Many years ago, another professor took strong issue with what I had to say in one of my earliest articles that addressed abortion. In that essay, I attempted to portray a sincere and serious dialogue between conversing partners about Roe v. Wade. In short, by use of this device, I thought I could present in an objective manner this critical issue, i.e., abortion.

Within a short time, I noticed that another professor, who was aggressively pro-abortion, took to task what I had to say in one of her footnotes in a published essay in a journal many would consider prestigious to this day. In today’s nomenclature, her essay would fall within the category of: reproductive rights and freedom. I did not mind her taking me on, but I did mind her using ad hominem methods in her critique which did not address in the least the substance of my arguments that undergirded my position which she was critiquing. In essence, the substance of her critique was that I did not agree with her position. The scholarly and practical reasons of for her critique that might have been proffered and explained were conspicuous by their absence. When I suggested to the editors of the law journal which published her essay and which is considered one of the more prestigious in the American legal academy as I have mentioned, they rejected my request to offer a reply. In short, it seemed that there was nothing more to say on the matter even though there was.

I know that there are law journals and reviews which will publish manuscripts that offer a pro-life or pro-traditional marriage perspective, just to mention two of the principal neuralgic issues of the day, but these periodicals, which I hasten to add provide a great service, are not considered “prestigious” because the law schools that sponsor them do not fall within the upper echelons of the U.S. News and World Report law school evaluations or similar surveys. But I wonder aloud whether these surveys do an effective job of evaluating with objectivity the nature of legal education today and what it is supposed to be about. The fact that a journal and its law school were once prestigious does not mean that this status will last forever. Moreover, as most law school faculties are pondering the future of legal education in this bleak period where the future of many law schools is a subject of question, shouldn’t the focus of their discussions concern the nature of legal education? It may be that the emphasis of these discussions is not on substance of legal education itself but on how to market a particular brand of legal education.

For those interested in Catholic legal theory and the education that is its natural companion, I suggest that this is a time of opportunity for those schools which are sincerely interested in their Catholic identity to consider the possibility that to be great institutions of legal education does not necessitate mimicry of institutions that were the prestigious institutions of the past.

The recent postings of Greg, John, and Mike demonstrate that if something is missing from legal scholarship and legal advocacy on the neuralgic issues of the day, there is likely something also missing from the education which these authors and practitioners have received.
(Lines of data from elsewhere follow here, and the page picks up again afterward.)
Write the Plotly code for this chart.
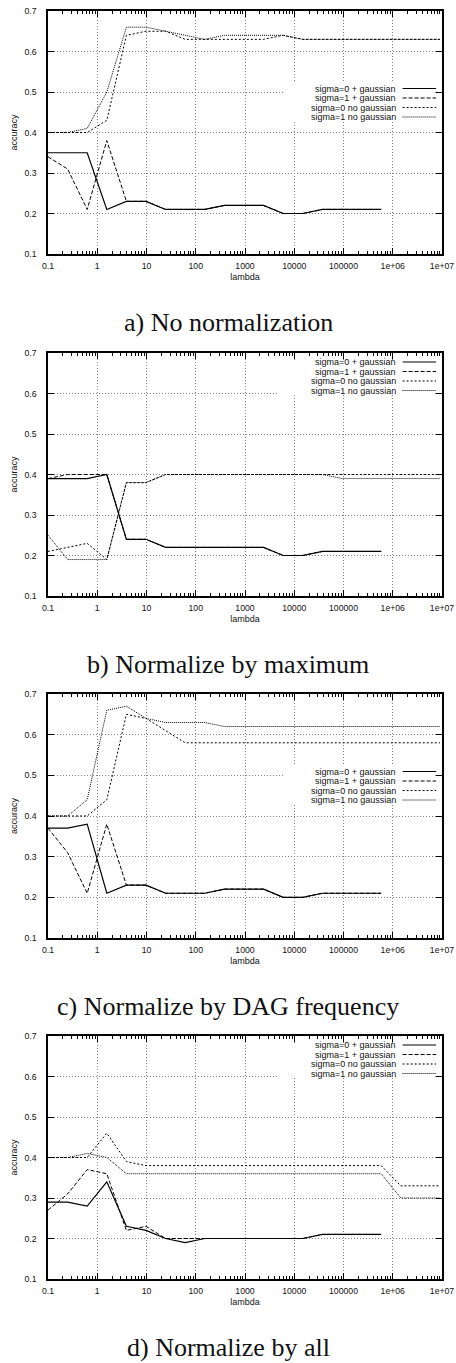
import plotly.graph_objects as go

# ---------------- data ----------------
LAMBDA = [0.1, 0.25, 0.625, 1.5625, 3.90625, 9.765625, 24.4140625, 61.03515625,
          152.587890625, 381.4697265625, 953.67431640625, 2384.185791015625,
          5960.464477539062, 14901.161193847656, 37252.90298461914, 93132.25746154785,
          232830.64365386963, 582076.6091346741, 1455191.5228366852,
          3637978.807091713, 9094947.017729282]

SERIES_NAMES = ["sigma=0 + gaussian", "sigma=1 + gaussian",
                "sigma=0 no gaussian", "sigma=1 no gaussian"]

# a) No normalization
A_S0_G = [0.35, 0.35, 0.35, 0.21, 0.23, 0.23, 0.21, 0.21, 0.21, 0.22, 0.22, 0.22,
          0.20, 0.20, 0.21, 0.21, 0.21, 0.21]
A_S1_G = [0.34, 0.31, 0.21, 0.38, 0.23, 0.23, 0.21, 0.21, 0.21, 0.22, 0.22, 0.22,
          0.20, 0.20, 0.21, 0.21, 0.21, 0.21]
A_S0_N = [0.40, 0.40, 0.40, 0.43, 0.64, 0.65, 0.65, 0.63, 0.63, 0.63, 0.63, 0.63,
          0.64, 0.63, 0.63, 0.63, 0.63, 0.63, 0.63, 0.63, 0.63]
A_S1_N = [0.40, 0.40, 0.41, 0.50, 0.66, 0.66, 0.65, 0.64, 0.63, 0.64, 0.64, 0.64,
          0.64, 0.63, 0.63, 0.63, 0.63, 0.63, 0.63, 0.63, 0.63]

# b) Normalize by maximum
B_S0_G = [0.39, 0.39, 0.39, 0.40, 0.24, 0.24, 0.22, 0.22, 0.22, 0.22, 0.22, 0.22,
          0.20, 0.20, 0.21, 0.21, 0.21, 0.21]
B_S1_G = [0.39, 0.40, 0.40, 0.40, 0.24, 0.24, 0.22, 0.22, 0.22, 0.22, 0.22, 0.22,
          0.20, 0.20, 0.21, 0.21, 0.21, 0.21]
B_S0_N = [0.21, 0.22, 0.23, 0.19, 0.38, 0.38, 0.40, 0.40, 0.40, 0.40, 0.40, 0.40,
          0.40, 0.40, 0.40, 0.40, 0.40, 0.40, 0.40, 0.40, 0.40]
B_S1_N = [0.25, 0.19, 0.19, 0.19, 0.38, 0.38, 0.40, 0.40, 0.40, 0.40, 0.40, 0.40,
          0.40, 0.40, 0.40, 0.39, 0.39, 0.39, 0.39, 0.39, 0.39]

# c) Normalize by DAG frequency
C_S0_G = [0.37, 0.37, 0.38, 0.21, 0.23, 0.23, 0.21, 0.21, 0.21, 0.22, 0.22, 0.22,
          0.20, 0.20, 0.21, 0.21, 0.21, 0.21]
C_S1_G = [0.37, 0.31, 0.21, 0.38, 0.23, 0.23, 0.21, 0.21, 0.21, 0.22, 0.22, 0.22,
          0.20, 0.20, 0.21, 0.21, 0.21, 0.21]
C_S0_N = [0.40, 0.40, 0.40, 0.44, 0.65, 0.64, 0.61, 0.58, 0.58, 0.58, 0.58, 0.58,
          0.58, 0.58, 0.58, 0.58, 0.58, 0.58, 0.58, 0.58, 0.58]
C_S1_N = [0.40, 0.40, 0.44, 0.66, 0.67, 0.64, 0.63, 0.63, 0.63, 0.62, 0.62, 0.62,
          0.62, 0.62, 0.62, 0.62, 0.62, 0.62, 0.62, 0.62, 0.62]

# d) Normalize by all
D_S0_G = [0.29, 0.29, 0.28, 0.34, 0.23, 0.22, 0.20, 0.19, 0.20, 0.20, 0.20, 0.20,
          0.20, 0.20, 0.21, 0.21, 0.21, 0.21]
D_S1_G = [0.27, 0.31, 0.37, 0.36, 0.22, 0.23, 0.20, 0.20, 0.20, 0.20, 0.20, 0.20,
          0.20, 0.20, 0.21, 0.21, 0.21, 0.21]
D_S0_N = [0.40, 0.40, 0.40, 0.46, 0.39, 0.38, 0.38, 0.38, 0.38, 0.38, 0.38, 0.38,
          0.38, 0.38, 0.38, 0.38, 0.38, 0.38, 0.33, 0.33, 0.33]
D_S1_N = [0.40, 0.40, 0.41, 0.40, 0.36, 0.36, 0.36, 0.36, 0.36, 0.36, 0.36, 0.36,
          0.36, 0.36, 0.36, 0.36, 0.36, 0.36, 0.30, 0.30, 0.30]

CAPTIONS = ["a) No normalization", "b) Normalize by maximum",
            "c) Normalize by DAG frequency", "d) Normalize by all"]

X_TICKVALS = [0.1, 1, 10, 100, 1000, 10000, 100000, 1e6, 1e7]
X_TICKTEXT = ["0.1", "1", "10", "100", "1000", "10000", "100000", "1e+06", "1e+07"]
Y_TICKVALS = [0.1, 0.2, 0.3, 0.4, 0.5, 0.6, 0.7]

PANELS = [
    (A_S0_G, A_S1_G, A_S0_N, A_S1_N),
    (B_S0_G, B_S1_G, B_S0_N, B_S1_N),
    (C_S0_G, C_S1_G, C_S0_N, C_S1_N),
    (D_S0_G, D_S1_G, D_S0_N, D_S1_N),
]

# ---------------- styling / layout ----------------
W, H = 456, 1363
ML, MR, MT, MB = 48, 14, 11, 84
PW = W - ML - MR
PH = H - MT - MB
PANEL_PX = [(11, 254), (353, 596), (694, 938), (1036, 1279)]   # top, bottom in px
KEY_POS = ["mid", "top", "mid", "top"]

DASHES = ["solid", "4px,2px", "2px,2px", "1px,1px"]
WIDTHS = [1.2, 1.0, 1.0, 1.0]
SANS = "Liberation Sans, Arial, Helvetica, sans-serif"
SERIF = "Liberation Serif, Times New Roman, serif"
TICK_FS = 8.7
GRID = dict(showgrid=True, gridcolor="#808080", griddash="1px,2px", gridwidth=1)

MINOR_X = [m * 10.0 ** e for e in range(-1, 7) for m in range(2, 10)]


def dom(px):
    return (H - MB - px) / PH


fig = go.Figure()
layout = dict(
    width=W, height=H,
    margin=dict(l=ML, r=MR, t=MT, b=MB, pad=0),
    paper_bgcolor="white", plot_bgcolor="white",
    showlegend=False,
    font=dict(family=SANS, size=9, color="#111"),
)

shapes = []
annotations = []

for i, series in enumerate(PANELS):
    n = i + 1
    xa = "x" if n == 1 else f"x{n}"
    ya = "y" if n == 1 else f"y{n}"
    xk = "xaxis" if n == 1 else f"xaxis{n}"
    yk = "yaxis" if n == 1 else f"yaxis{n}"
    top, bot = PANEL_PX[i]
    hpx = bot - top

    for j, vals in enumerate(series):
        fig.add_trace(go.Scatter(
            x=LAMBDA[:len(vals)], y=vals, mode="lines", name=SERIES_NAMES[j],
            line=dict(color="black", width=WIDTHS[j], dash=DASHES[j]),
            xaxis=xa, yaxis=ya, hoverinfo="x+y+name",
        ))

    layout[xk] = dict(
        domain=[0, 1], anchor=ya, type="log", range=[-1, 7],
        tickmode="array", tickvals=X_TICKVALS, ticktext=X_TICKTEXT,
        ticks="inside", ticklen=6, tickcolor="black", tickwidth=1,
        minor=dict(tickvals=MINOR_X, ticks="inside", ticklen=3,
                   tickcolor="black", showgrid=False),
        showline=True, linecolor="black", linewidth=1.5, mirror="allticks",
        zeroline=False, ticklabelstandoff=3,
        tickfont=dict(family=SANS, size=TICK_FS, color="#111"),
        title=dict(text="lambda", font=dict(family=SANS, size=9, color="#111"),
                   standoff=4),
        automargin=False, **GRID,
    )
    layout[yk] = dict(
        domain=[dom(bot), dom(top)], anchor=xa, range=[0.1, 0.7],
        tickmode="array", tickvals=Y_TICKVALS, tickformat=".1f",
        ticks="inside", ticklen=6, tickcolor="black", tickwidth=1,
        showline=True, linecolor="black", linewidth=1.5, mirror="allticks",
        zeroline=False, ticklabelstandoff=8,
        tickfont=dict(family=SANS, size=TICK_FS, color="#111"),
        title=dict(text="accuracy", font=dict(family=SANS, size=9, color="#111"),
                   standoff=5),
        automargin=False, **GRID,
    )

    # key drawn gnuplot-style: right aligned text, line sample at right
    if KEY_POS[i] == "top":
        rows = [9, 18.5, 28, 37.5]
        box = (0.582, 1 - 7.0 / PW, 7.0, 42.0)
    else:
        rows = [77.5, 87, 96.5, 106]
        box = (0.600, 1 - 7.0 / PW, 72.0, 111.0)
    shapes.append(dict(
        type="rect", xref=f"{xa} domain", yref=f"{ya} domain",
        x0=box[0], x1=box[1], y0=1 - box[3] / hpx, y1=1 - box[2] / hpx,
        fillcolor="white", line=dict(width=0), layer="above",
    ))
    for j, name in enumerate(SERIES_NAMES):
        yd = 1 - rows[j] / hpx
        annotations.append(dict(
            text=name, xref=f"{xa} domain", yref=f"{ya} domain",
            x=0.889, y=yd, xanchor="right", yanchor="middle", showarrow=False,
            font=dict(family=SANS, size=9, color="#111"),
        ))
        shapes.append(dict(
            type="line", xref=f"{xa} domain", yref=f"{ya} domain",
            x0=0.900, x1=0.985, y0=yd, y1=yd, layer="above",
            line=dict(color="black", width=WIDTHS[j], dash=DASHES[j]),
        ))

    annotations.append(dict(
        text=CAPTIONS[i], xref=f"{xa} domain", yref=f"{ya} domain",
        x=(228 - ML) / PW, y=-68 / hpx, xanchor="center", yanchor="middle",
        showarrow=False, font=dict(family=SERIF, size=26, color="#111"),
    ))

layout["shapes"] = shapes
layout["annotations"] = annotations
fig.update_layout(**layout)
fig.write_html("out.html",
               config={"displayModeBar": False},
               post_script="document.body.style.margin='0';")
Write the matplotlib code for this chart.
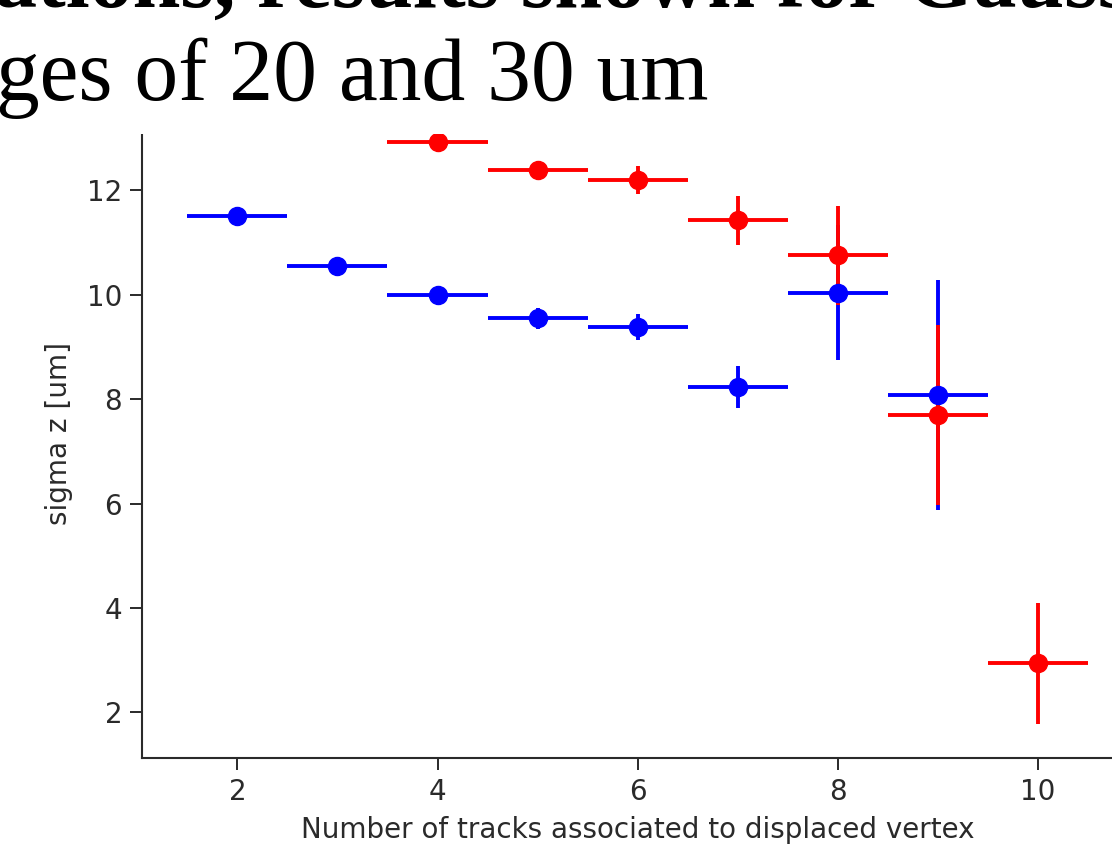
import matplotlib
matplotlib.use("Agg")
import matplotlib.pyplot as plt
from matplotlib.patches import Rectangle

# --- data ---
blue_x = [2, 3, 4, 5, 6, 7, 8, 9]
blue_y = [11.51, 10.55, 10.00, 9.55, 9.39, 8.24, 10.04, 8.08]
blue_yerr = [0.05, 0.06, 0.08, 0.20, 0.25, 0.40, 1.29, 2.20]

red_x = [4, 5, 6, 7, 8, 9, 10]
red_y = [12.93, 12.39, 12.20, 11.43, 10.76, 7.70, 2.94]
red_yerr = [0.05, 0.08, 0.26, 0.47, 0.95, 1.72, 1.16]

bin_half_width = 0.5

x_label = "Number of tracks associated to displaced vertex"
y_label = "sigma z [um]"
slide_line1 = "ations, results shown for Gaussian"
slide_line2 = "ges of 20 and 30 um"

W, H = 1112, 847
fig = plt.figure(figsize=(W / 100, H / 100), dpi=100)
ax = fig.add_axes([142.3 / W, 1 - 757.7 / H, (1133 - 142.3) / W, (757.7 - 109) / H])

common = dict(fmt="o", markersize=13, elinewidth=2.8, capsize=0)
ax.errorbar(blue_x, blue_y, yerr=blue_yerr, xerr=bin_half_width, color="blue", **common)
ax.errorbar(red_x, red_y, yerr=red_yerr, xerr=bin_half_width, color="red", **common)

ax.set_xlim(1.05, 10.95)
ax.set_ylim(1.13, 13.56)
ax.set_xticks([2, 4, 6, 8, 10])
ax.set_yticks([2, 4, 6, 8, 10, 12])

fs = 20
txt_color = "#2a2a2a"
ax.tick_params(labelsize=fs, length=8.5, width=1.4, colors=txt_color, pad=6)
for s in ax.spines.values():
    s.set_linewidth(1.5)
    s.set_color(txt_color)
ax.set_xlabel(x_label, fontsize=fs, color=txt_color, labelpad=7)
ax.set_ylabel(y_label, fontsize=fs, color=txt_color, labelpad=10)

# white slide text area covering the top of the chart
fig.patches.append(Rectangle((0, 1 - 134 / H), 1, 134 / H, transform=fig.transFigure,
                             facecolor="white", edgecolor="none", zorder=10))

serif = ["Liberation Serif", "DejaVu Serif"]
fig.text(-6 / W, 1 - 7 / H, slide_line1, fontsize=62, family=serif, color="black",
         weight="bold", ha="left", va="baseline", zorder=11)
fig.text(-4 / W, 1 - 100 / H, slide_line2, fontsize=63, family=serif, color="black",
         ha="left", va="baseline", zorder=11)

fig.savefig("out.png", dpi=100)
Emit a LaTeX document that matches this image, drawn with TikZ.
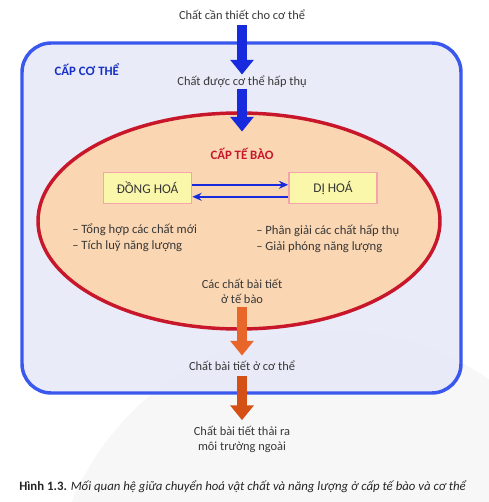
\documentclass[tikz,border=0pt]{standalone}
\usepackage{fontspec}
\setmainfont{Carlito}
\usetikzlibrary{arrows.meta}

\definecolor{bodyfill}{RGB}{231,233,248}
\definecolor{bodyline}{RGB}{58,88,238}
\definecolor{bodytext}{RGB}{22,48,200}
\definecolor{cellfill}{RGB}{250,214,178}
\definecolor{cellline}{RGB}{200,22,42}
\definecolor{boxfill}{RGB}{250,247,170}
\definecolor{boxline}{RGB}{244,164,172}
\definecolor{arrblue}{RGB}{24,42,222}
\definecolor{arrorange}{RGB}{232,102,42}
\definecolor{arrdark}{RGB}{212,80,20}
\definecolor{txt}{RGB}{55,55,55}

\tikzset{
  lbl/.style={font=\fontsize{9.3}{11.3}\selectfont, text=txt, align=center, inner sep=1pt},
  note/.style={font=\fontsize{9.5}{11.8}\selectfont, text=txt, align=left, anchor=west, inner sep=0pt},
  phase/.style={draw=boxline, line width=1.2pt, fill=boxfill, minimum width=66pt, minimum height=23pt,
    font=\fontsize{10}{12}\selectfont, text=txt},
  fat/.style={line width=7.5pt, -{Triangle[length=11pt,width=17pt]}},
  thin/.style={draw=arrblue, line width=1.4pt, -{Stealth[length=7pt,width=6pt]}}
}

\begin{document}
\begin{tikzpicture}[x=0.75pt,y=-0.75pt]
\useasboundingbox (0,0) rectangle (488,502);
\fill[white] (0,0) rectangle (488,502);
% faint background disc
\fill[gray!60, opacity=0.1] (330,610) circle (280);

% body level
\draw[bodyline, line width=2.6pt, fill=bodyfill, fill opacity=0.9, rounded corners=22pt]
  (22,43) rectangle (461,393);
\node[anchor=west, font=\bfseries\fontsize{9.6}{11}\selectfont, text=bodytext] (bodylvl) at (50,70) {CẤP CƠ THỂ};

% cell level
\draw[cellline, line width=2.6pt, fill=cellfill] (239,221) ellipse [x radius=201, y radius=108];
\node[font=\bfseries\fontsize{9.6}{11}\selectfont, text=cellline] (celllvl) at (242,154) {CẤP TẾ BÀO};

% texts along the main flow
\node[lbl] (need) at (242,15) {Chất cần thiết cho cơ thể};
\node[lbl] (absorbed) at (242,82) {Chất được cơ thể hấp thụ};
\node[lbl] (cellwaste) at (242,291) {Các chất bài tiết\\ở tế bào};
\node[lbl] (bodywaste) at (242,366) {Chất bài tiết ở cơ thể};
\node[lbl] (outwaste) at (242,439) {Chất bài tiết thải ra\\môi trường ngoài};

% anabolism / catabolism
\node[phase] (anab) at (147.5,188) {ĐỒNG HOÁ};
\node[phase] (catab) at (333,188) {DỊ HOÁ};
\draw[thin] ([yshift=2.4pt]anab.east) -- ([yshift=2.4pt]catab.west);
\draw[thin] ([yshift=-6.6pt]catab.east -| catab.west) -- ([yshift=-6.6pt]anab.east);

\node[note] (anabnote) at (72,238) {– Tổng hợp các chất mới\\– Tích luỹ năng lượng};
\node[note] (catabnote) at (256,239) {– Phân giải các chất hấp thụ\\– Giải phóng năng lượng};

% fat arrows
\draw[fat, arrblue, shorten <=3pt] (need.south) -- (absorbed.north);
\draw[fat, arrblue, shorten >=9pt] (absorbed.south) -- (celllvl.north);
\draw[fat, arrorange, shorten <=2pt, shorten >=3pt] (cellwaste.south) -- (bodywaste.north);
\draw[fat, arrdark, shorten <=3pt, shorten >=3pt] (bodywaste.south) -- (outwaste.north);

% caption
\node[font=\fontsize{9.6}{11}\selectfont, text=black!85] (caption) at (243,487)
  {\textbf{Hình 1.3.} \textit{Mối quan hệ giữa chuyển hoá vật chất và năng lượng ở cấp tế bào và cơ thể}};
\end{tikzpicture}
\end{document}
If nature abhors a vacuum, the time may well be now for those interested in Catholic legal theory and who teach at institutions which in some fashion rely on the moniker Catholic to ask the pressing question: what is missing from what we have to offer current and future students (without worrying about whether the “prestigious” institutions are doing the same). If some of us are willing to ask and respond to this question, we may not only be benefiting the institutions for which we labor but we could also be aiding our students—both existing and future, the profession, and the institution of the rule of law.